### Given information
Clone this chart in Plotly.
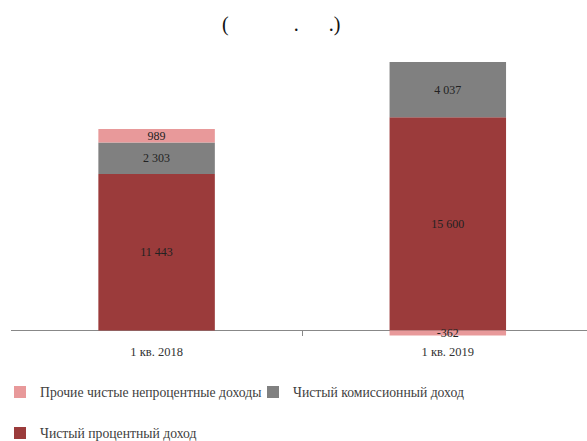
import plotly.graph_objects as go

categories = ["1 кв. 2018", "1 кв. 2019"]
net_interest = [11443, 15600]
net_commission = [2303, 4037]
other_nonint = [989, -362]

names = ["Чистый процентный доход", "Чистый комиссионный доход",
         "Прочие чистые непроцентные доходы"]
colors = ["#9B3B3B", "#808080", "#E8999A"]
title_text = "(\u00a0\u00a0\u00a0\u00a0\u00a0\u00a0\u00a0\u00a0\u00a0\u00a0\u00a0\u00a0\u00a0.\u00a0\u00a0\u00a0\u00a0\u00a0\u00a0.)"


def fmt(v):
    return f"{v:,}".replace(",", " ")


fig = go.Figure()
series = [net_interest, net_commission, other_nonint]
legends = ["legend2", "legend", "legend"]
for vals, name, col, lg in zip(series, names, colors, legends):
    fig.add_trace(go.Bar(
        x=categories, y=vals, name=name, marker_color=col,
        marker_line_width=0, width=0.40,
        text=[fmt(v) for v in vals], textposition="inside",
        insidetextanchor="middle", constraintext="none",
        textfont=dict(family="Liberation Serif", size=12, color="#222222"),
        cliponaxis=False, legend=lg,
    ))

fig.update_layout(
    width=587, height=441,
    barmode="relative",
    paper_bgcolor="white", plot_bgcolor="white",
    margin=dict(l=11, r=0, t=46, b=105),
    title=dict(text=title_text, x=0.479, xanchor="center", y=0.945, yanchor="middle",
               font=dict(family="Liberation Serif", size=20, color="#111111")),
    xaxis=dict(type="category", range=[-0.5, 1.478], showline=False,
               ticks="inside", tickson="boundaries", ticklen=5, tickcolor="#888888",
               tickfont=dict(family="Liberation Serif", size=12.5, color="#333333"),
               ticklabelstandoff=6, showgrid=False),
    yaxis=dict(range=[-400, 20800], visible=True, showticklabels=False,
               showgrid=False, zeroline=True, zerolinecolor="#888888", zerolinewidth=1,
               showline=False, ticks=""),
    legend=dict(orientation="h", xref="container", yref="container",
                x=0.0, y=1 - 392 / 441, xanchor="left", yanchor="middle",
                traceorder="reversed", entrywidth=208, entrywidthmode="pixels",
                font=dict(family="Liberation Serif", size=13.7, color="#404040")),
    legend2=dict(orientation="h", xref="container", yref="container",
                 x=0.0, y=1 - 433 / 441, xanchor="left", yanchor="middle",
                 font=dict(family="Liberation Serif", size=13.7, color="#404040")),
    showlegend=True,
)

fig.write_html("out.html", config={"displayModeBar": False},
               post_script="document.body.style.margin='0';document.body.style.overflow='hidden';")
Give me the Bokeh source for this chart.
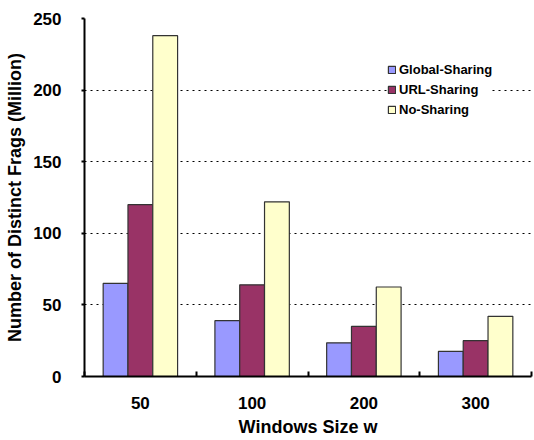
from bokeh.plotting import figure
from bokeh.models import FixedTicker, Legend, LegendItem, ColumnDataSource, Range1d
from bokeh.transform import dodge
from bokeh.embed import file_html
from bokeh.resources import INLINE

# ---- data ----
categories = ["50", "100", "200", "300"]
global_sharing = [65, 39, 23.5, 17.5]
url_sharing = [120, 64, 35, 25]
no_sharing = [238, 122, 62.5, 42]
y_ticks = [0, 50, 100, 150, 200, 250]
series_names = ["Global-Sharing", "URL-Sharing", "No-Sharing"]
series_colors = ["#9999FF", "#993366", "#FFFFCC"]

centers = [i + 0.5 for i in range(len(categories))]
bounds = [i for i in range(len(categories) + 1)]
source = ColumnDataSource(dict(x=centers, g=global_sharing, u=url_sharing, n=no_sharing))

FONT = "Liberation Sans"

p = figure(width=534, height=440,
           x_range=Range1d(0, len(categories)), y_range=Range1d(0, 250),
           output_backend="svg", toolbar_location=None,
           min_border_left=84, min_border_right=3, min_border_top=18, min_border_bottom=64)

bw = 0.222
renderers = []
for key, off, col in zip(["g", "u", "n"], [-bw, 0, bw], series_colors):
    r = p.vbar(x=dodge("x", off), top=key, width=bw, bottom=0, source=source,
               fill_color=col, line_color="#333333", line_width=1.2)
    renderers.append(r)

p.outline_line_color = None
p.background_fill_color = "white"
p.border_fill_color = "white"
p.xgrid.grid_line_color = None
p.ygrid.grid_line_color = "black"
p.ygrid.grid_line_dash = "2 4"
p.ygrid.grid_line_width = 1
p.ygrid.ticker = FixedTicker(ticks=y_ticks)

# x axis
xa = p.xaxis[0]
xa.ticker = FixedTicker(ticks=centers, minor_ticks=bounds)
xa.major_label_overrides = {c: lab for c, lab in zip(centers, categories)}
xa.major_tick_line_color = None
xa.major_tick_in = 0
xa.major_tick_out = 0
xa.minor_tick_line_color = "black"
xa.minor_tick_line_width = 2
xa.minor_tick_in = 5
xa.minor_tick_out = 0
xa.axis_line_width = 2
xa.axis_line_color = "black"
xa.major_label_text_font = FONT
xa.major_label_text_font_style = "bold"
xa.major_label_text_font_size = "17px"
xa.major_label_text_color = "black"
xa.major_label_standoff = 20
xa.axis_label = "Windows Size w"
xa.axis_label_text_font = FONT
xa.axis_label_text_font_style = "bold"
xa.axis_label_text_font_size = "18px"
xa.axis_label_text_color = "black"
xa.axis_label_standoff = 5

# y axis
ya = p.yaxis[0]
ya.ticker = FixedTicker(ticks=y_ticks)
ya.minor_tick_line_color = None
ya.major_tick_in = 0
ya.major_tick_out = 3
ya.major_tick_line_width = 2
ya.major_tick_line_color = "black"
ya.axis_line_width = 2
ya.axis_line_color = "black"
ya.major_label_text_font = FONT
ya.major_label_text_font_style = "bold"
ya.major_label_text_font_size = "17px"
ya.major_label_text_color = "black"
ya.major_label_standoff = 20
ya.axis_label = "Number of Distinct Frags (Million)"
ya.axis_label_text_font = FONT
ya.axis_label_text_font_style = "bold"
ya.axis_label_text_font_size = "18px"
ya.axis_label_text_color = "black"
ya.axis_label_standoff = 5

legend = Legend(items=[LegendItem(label=n, renderers=[r]) for n, r in zip(series_names, renderers)],
                location=(303, 259),
                glyph_width=9, glyph_height=9, label_standoff=3,
                label_height=15, spacing=5, padding=18, margin=0,
                label_text_font=FONT, label_text_font_style="bold",
                label_text_font_size="13px", label_text_color="black",
                background_fill_color="white", background_fill_alpha=1.0,
                border_line_color=None)
p.add_layout(legend)

open("out.html", "w").write(file_html(p, INLINE))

### Problem details
Make an exact copy of the lines from the one with "Give me the Bokeh source for this chart." through the one with "from bokeh.resources import INLINE", both ends in, and nothing else. Drop every picture.

### Solution to this task
Give me the Bokeh source for this chart.
from bokeh.plotting import figure
from bokeh.models import FixedTicker, Legend, LegendItem, ColumnDataSource, Range1d
from bokeh.transform import dodge
from bokeh.embed import file_html
from bokeh.resources import INLINE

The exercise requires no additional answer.